Holguín, diciembre de 1956. Mientras la isla se preparaba para la Nochebuena, un frío ajeno al clima invadió el norte de Oriente. Provenía de los cuarteles, donde se gestaba el siniestro «Regalo de Navidad» ordenado por el tirano Fulgencio Batista. Entre el 23 y 26 de diciembre, una masacre —bautizada por el pueblo como «Pascuas Sangrientas»— segó la vida de 23 jóvenes en los territorios actuales Holguín y Las Tunas.
El contexto era de efervescencia. Apenas tres semanas antes, el yate Granma había tocado tierra cubana. La noticia, llevada a Holguín por el joven Rafael Orejón Forment, de 20 años, encendía la esperanza: Fidel estaba vivo y reorganizaba la lucha desde la Sierra Maestra. Orejón, jefe de Acción y Sabotaje en Nicaro, encarnaba el espíritu alegre de la palabra “pascua”. Esa misma juventud sería el blanco.
En la noche del 23 de diciembre, en la garita de la Nicaro Nickel Company, comenzó la cacería. El guardajurado Proenza, que lo vigilaba desde la mañana, detuvo a Orejón y le disparó en la garganta. Era el primer acto de una operación de exterminio diseñada para aterrorizar a la región.
La lógica macabra: «Los muertos son más económicos»
Según los testimonios de criminales batistianos juzgados posteriormente, el coronel Fermín Cowley, jefe del regimiento en Holguín, fue claro al transmitir las órdenes de Batista: «Los presos causan muchas molestias… los muertos son más económicos». Esta consigna guió cuatro días de horror. No hubo detenciones legales ni juicios. Solo ejecuciones extrajudiciales, torturas y el escarnio público de los cadáveres.
A Pedro Díaz Coello, jefe del M-26-7 en Holguín, lo colgaron de un árbol. La autopsia reveló que ya estaba muerto. Dos de sus contactos, Luis Peña y William Aguilera, fueron acuchillados y sus restos arrojados a un estadio; y el líder sindical Loynaz Echevarría, apareció en un camino. En Banes, al no encontrar a Mauro Esperance, los esbirros asesinaron a su hermano Telmo y abandonaron su cuerpo en un parque infantil.

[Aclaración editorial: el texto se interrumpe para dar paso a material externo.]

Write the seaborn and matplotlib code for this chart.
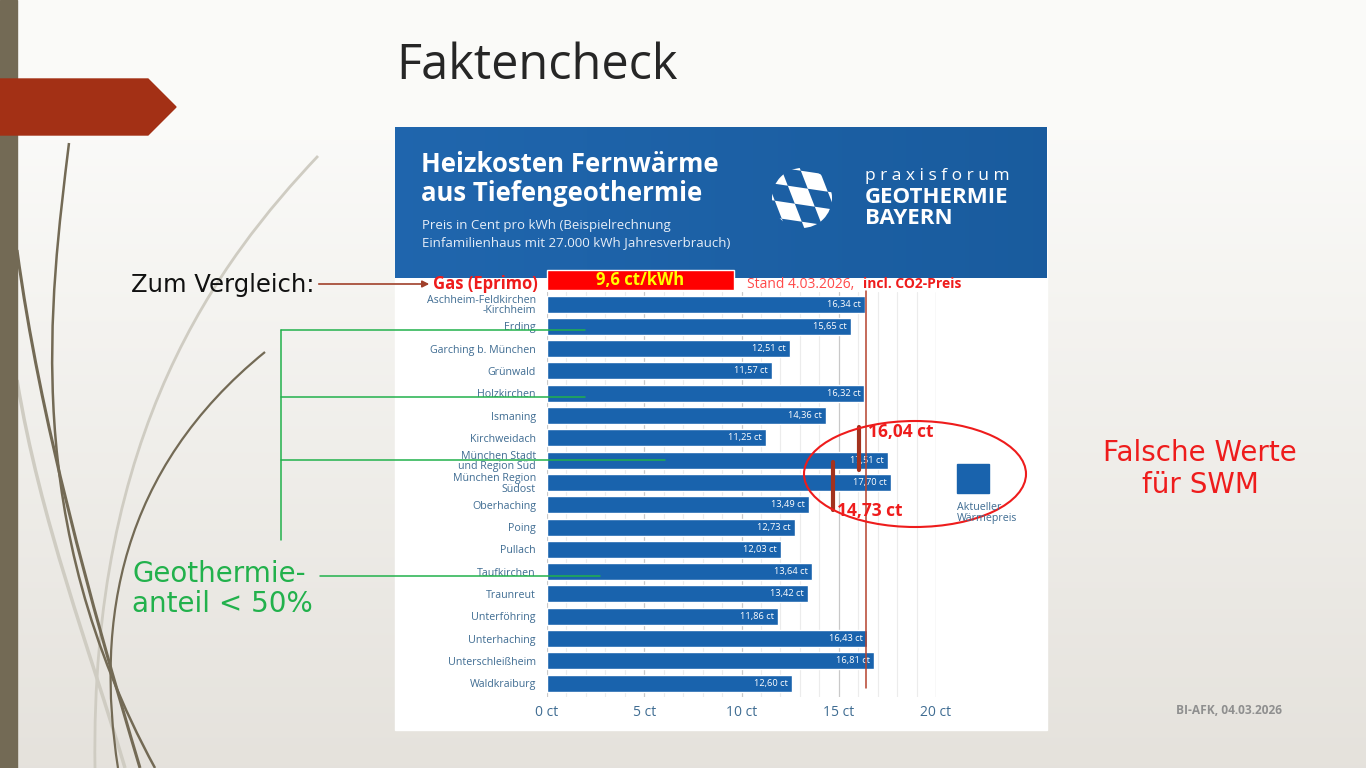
import numpy as np
import matplotlib
matplotlib.use("Agg")
import matplotlib.pyplot as plt
import matplotlib.patches as mpatches
from matplotlib.path import Path
import seaborn as sns

# --- data ---
categories = ["Aschheim-Feldkirchen\n-Kirchheim", "Erding", "Garching b. München", "Grünwald",
              "Holzkirchen", "Ismaning", "Kirchweidach", "München Stadt\nund Region Süd",
              "München Region\nSüdost", "Oberhaching", "Poing", "Pullach", "Taufkirchen",
              "Traunreut", "Unterföhring", "Unterhaching", "Unterschleißheim", "Waldkraiburg"]
prices = [16.34, 15.65, 12.51, 11.57, 16.32, 14.36, 11.25, 17.51, 17.70, 13.49,
          12.73, 12.03, 13.64, 13.42, 11.86, 16.43, 16.81, 12.60]
x_ticks = [0, 5, 10, 15, 20]
x_ticklabels = ["0 ct", "5 ct", "10 ct", "15 ct", "20 ct"]
gas_price = 9.6
ref_price = 16.38
swm_stadt = 16.04
swm_suedost = 14.73

blue = "#1963ad"
label_col = "#3f6c92"
green = "#22b14c"
red = "#ee1c1c"
brown = "#a3321e"

sns.set_theme(style="white")
plt.rcParams['font.family'] = ['Open Sans', 'DejaVu Sans']

fig = plt.figure(figsize=(13.66, 7.68), dpi=100)

# background layer in pixel coordinates
bg = fig.add_axes([0, 0, 1, 1], zorder=0)
bg.set_xlim(0, 1366)
bg.set_ylim(768, 0)
bg.axis("off")
grad = np.linspace(0, 1, 256)[:, None]
c_top = np.array([0.984, 0.984, 0.976])
c_bot = np.array([0.898, 0.886, 0.863])
img = c_top + (c_bot - c_top) * np.clip((grad - 0.15) / 0.85, 0, 1)[..., None]
bg.imshow(np.repeat(img, 2, axis=1), extent=[0, 1366, 768, 0], aspect="auto", zorder=0)


def curve(pts, color, lw, alpha=1.0):
    codes = [Path.MOVETO] + [Path.CURVE4] * (len(pts) - 1)
    bg.add_patch(mpatches.PathPatch(Path(pts, codes), fill=False, ec=color, lw=lw, alpha=alpha, zorder=1))


curve([(318, 156), (220, 260), (90, 430), (95, 768)], "#cfccc2", 2)
curve([(17, 380), (40, 520), (90, 650), (125, 768)], "#cfccc2", 2.5)
curve([(69, 143), (50, 300), (20, 520), (155, 768)], "#736a55", 1.8)
curve([(17, 250), (40, 420), (90, 600), (140, 768)], "#736a55", 2.2)
curve([(265, 352), (120, 470), (95, 620), (118, 768)], "#736a55", 1.6)

bg.add_patch(mpatches.Rectangle((0, 0), 17, 768, color="#736a55", zorder=2))
bg.add_patch(mpatches.Polygon([(0, 79), (148, 79), (176, 107), (148, 135), (0, 135)],
                              closed=True, color="#a33015", zorder=3))
bg.text(396, 66, "Faktencheck", fontsize=35, color="#262626", va="center", ha="left")

# white chart panel and blue header
bg.add_patch(mpatches.Rectangle((395, 127), 652, 603, color="white", zorder=2))
hgrad = np.linspace(0, 1, 256)[None, :]
h0 = np.array([0.125, 0.40, 0.68])
h1 = np.array([0.10, 0.36, 0.62])
himg = h0 + (h1 - h0) * hgrad[..., None]
bg.imshow(np.repeat(himg, 2, axis=0), extent=[395, 1047, 278, 127], aspect="auto", zorder=3)
bg.text(421, 179, "Heizkosten Fernwärme\naus Tiefengeothermie", fontsize=18.5, fontweight="bold",
        color="white", va="center", ha="left", linespacing=1.05, zorder=4)
bg.text(422, 234, "Preis in Cent pro kWh (Beispielrechnung\nEinfamilienhaus mit 27.000 kWh Jahresverbrauch)",
        fontsize=9.5, color="#e6eef8", va="center", ha="left", linespacing=1.4, zorder=4)

# logo: skewed lozenge checker clipped to a circle
clip = mpatches.Circle((802, 198), 30, transform=bg.transData)
a = np.array([20.0, 3.0])
b = np.array([7.0, 18.0])
origin = np.array([802.0, 198.0]) - 1.5 * a - 1.6 * b
for i in range(-1, 5):
    for j in range(-1, 5):
        if (i + j) % 2:
            continue
        p0 = origin + i * a + j * b
        poly = mpatches.Polygon([p0, p0 + a, p0 + a + b, p0 + b], closed=True, fc="white",
                                lw=0, zorder=4)
        poly.set_clip_path(clip)
        bg.add_patch(poly)
bg.text(865, 176, "p r a x i s f o r u m", fontsize=12.5, color="white", va="center", ha="left", zorder=4)
bg.text(865, 208, "GEOTHERMIE\nBAYERN", fontsize=16, fontweight="bold", color="white",
        va="center", ha="left", linespacing=0.95, zorder=4)

# the bar chart itself
ax = fig.add_axes([547 / 1366, 1 - 697 / 768, 389 / 1366, 405 / 768], zorder=5)
ax.set_facecolor("none")
sns.barplot(x=prices, y=categories, orient="h", color=blue, saturation=1, width=0.76, ax=ax, zorder=3)
ax.set_xlim(0, 20)
ax.set_ylim(17.62, -0.54)
ax.set_xticks(np.arange(0, 21, 1), minor=True)
ax.grid(axis="x", which="minor", color="#ececec", lw=0.8, zorder=0)
ax.grid(axis="x", which="major", color="#c9c9c9", lw=0.9, zorder=0)
ax.set_xticks(x_ticks)
ax.set_xticklabels(x_ticklabels, fontsize=10, color=label_col)
ax.tick_params(axis="x", length=0, pad=6)
ax.tick_params(axis="y", length=0, pad=8, labelsize=7.7, labelcolor=label_col)
for lab in ax.get_yticklabels():
    lab.set_linespacing(0.95)
ax.set_xlabel("")
ax.set_ylabel("")
for s in ax.spines.values():
    s.set_visible(False)
for i, v in enumerate(prices):
    ax.annotate(f"{v:.2f} ct".replace(".", ","), (v, i), xytext=(-3, 0), textcoords="offset points",
                ha="right", va="center", fontsize=6.7, color="white", zorder=4)

# gas comparison box above the chart
ax.barh(-1.08, gas_price, height=0.9, color="#ff0000", clip_on=False, zorder=4)
ax.text(gas_price / 2, -1.08, "9,6 ct/kWh", ha="center", va="center", fontsize=12, fontweight="bold",
        color="#ffff00", clip_on=False, zorder=5)

# annotations
ax.plot([ref_price, ref_price], [-0.6, 17.2], color="#b5432e", lw=1.1, clip_on=False, zorder=6)
ax.plot([swm_stadt, swm_stadt], [5.5, 7.45], color=brown, lw=3, zorder=6)
ax.plot([swm_suedost, swm_suedost], [7.1, 9.25], color=brown, lw=3, zorder=6)
ax.text(swm_stadt + 0.45, 5.75, f"{swm_stadt:.2f} ct".replace(".", ","), color=red, fontsize=12.5,
        fontweight="bold", va="center", ha="left", clip_on=False, zorder=7)
ax.text(swm_suedost + 0.2, 9.3, f"{swm_suedost:.2f} ct".replace(".", ","), color=red, fontsize=12.5,
        fontweight="bold", va="center", ha="left", clip_on=False, zorder=7)

# overlay layer in pixel coordinates
ov = fig.add_axes([0, 0, 1, 1], zorder=10)
ov.set_xlim(0, 1366)
ov.set_ylim(768, 0)
ov.axis("off")
ov.patch.set_alpha(0)

ov.add_patch(mpatches.Rectangle((957, 464), 32, 29, color=blue))
ov.text(957, 513, "Aktueller\nWärmepreis", fontsize=7.7, color=label_col, va="center", ha="left",
        linespacing=1.05)
ov.add_patch(mpatches.Ellipse((915, 474), 222, 106, fill=False, ec=red, lw=1.5))

ov.text(131, 285, "Zum Vergleich:", fontsize=17.5, color="#111111", va="center", ha="left",
        family=["DejaVu Sans"])
ov.annotate("", xy=(432, 284), xytext=(316, 284),
            arrowprops=dict(arrowstyle="-|>", color="#a0402a", lw=1.2, mutation_scale=10))
ov.text(433, 284, "Gas (Eprimo)", fontsize=12, fontweight="bold", color=red, va="center", ha="left")
ov.text(747, 284, "Stand 4.03.2026,", fontsize=10, color="#ff4a4a", va="center", ha="left")
ov.text(863, 284, "incl. CO2-Preis", fontsize=10, fontweight="bold", color=red, va="center", ha="left")

for seg in [[(281, 330), (281, 540)], [(281, 330), (585, 330)], [(281, 397), (585, 397)],
            [(281, 460), (665, 460)], [(320, 576), (600, 576)]]:
    (x0, y0), (x1, y1) = seg
    ov.plot([x0, x1], [y0, y1], color=green, lw=1.1)
ov.text(132, 589, "Geothermie-\nanteil < 50%", fontsize=20, color=green, va="center", ha="left",
        linespacing=1.1, family=["DejaVu Sans"])
ov.text(1200, 469, "Falsche Werte\nfür SWM", fontsize=20, color=red, va="center", ha="center",
        linespacing=1.2, family=["DejaVu Sans"])
ov.text(1229, 710, "BI-AFK, 04.03.2026", fontsize=8.6, fontweight="bold", color="#8f8f8f",
        va="center", ha="center")

fig.savefig("out.png", dpi=100)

La prensa de la época, como el periódico Norte, intentó registrar la carnicería: Gilberto González, baleado; Enrique Morgan, con un disparo en el cráneo; Héctor Infante y Alejo Tomás, en Delicias; Antonio Concepción, cerca de Gibara.
La lista se extendía por Sagua de Tánamo, Mayarí, Antilla, Las Tunas y Puerto Padre. Muchos eran militantes del 26 de Julio o del Partido Socialista Popular; otros, como Pelayo Cusidó, pertenecían a otras organizaciones o carecían de militancia conocida, víctimas quizás de venganzas personales o de la saña descontrolada.
El régimen buscaba sofocar la creciente rebelión en una región plagada de volantes, pintadas y huelgas. El golpe, brutal para las familias, fracturó momentáneamente la organización. Sin embargo, la operación fracasó en su objetivo central. La barbarie, lejos de sembrar el miedo, alimentó la indignación y fortaleció la convicción revolucionaria. La lucha, como bien se recordaría, se rearmó desde la Sierra y todos los rincones del país.
Hoy, los nombres de aquellos 23 jóvenes no yacen en el olvido. Laten e inspiran en escuelas, centros de trabajo y en la memoria colectiva que se niega a olvidar. Su sacrificio fue parte del camino que llevaría, poco más de un año después, al triunfo de la Revolución que haría justicia.

Para la historia de Holguín, las Pascuas Sangrientas no son solo un capítulo trágico, sino un punto de inflexión que forjó su identidad revolucionaria. Aquella brutalidad, lejos de doblegar el espíritu de su pueblo, consolidó un juramento de lucha y resistencia que se arraigó en calles, montañas y conciencias.
Por ello, estos jóvenes no serán olvidados: su sacrificio está inscrito en la toponimia de la provincia, en escuelas que llevan sus nombres, en monumentos que interpelan a la memoria y en el relato vivo que las nuevas generaciones reciben como herencia de dignidad. Son recordados no como víctimas pasivas, sino como cimientos sobre los que se levantó el Holguín rebelde, un recordatorio permanente de que la entrega por la justicia social es el legado más perdurable de una comunidad.
Las Pascuas Sangrientas quedan como una página oscura de la tiranía, testimonio de su crueldad desesperada, y a la vez como monumento a la valentía de una juventud que, en tiempos de sombra, eligió la luz de la rebeldía.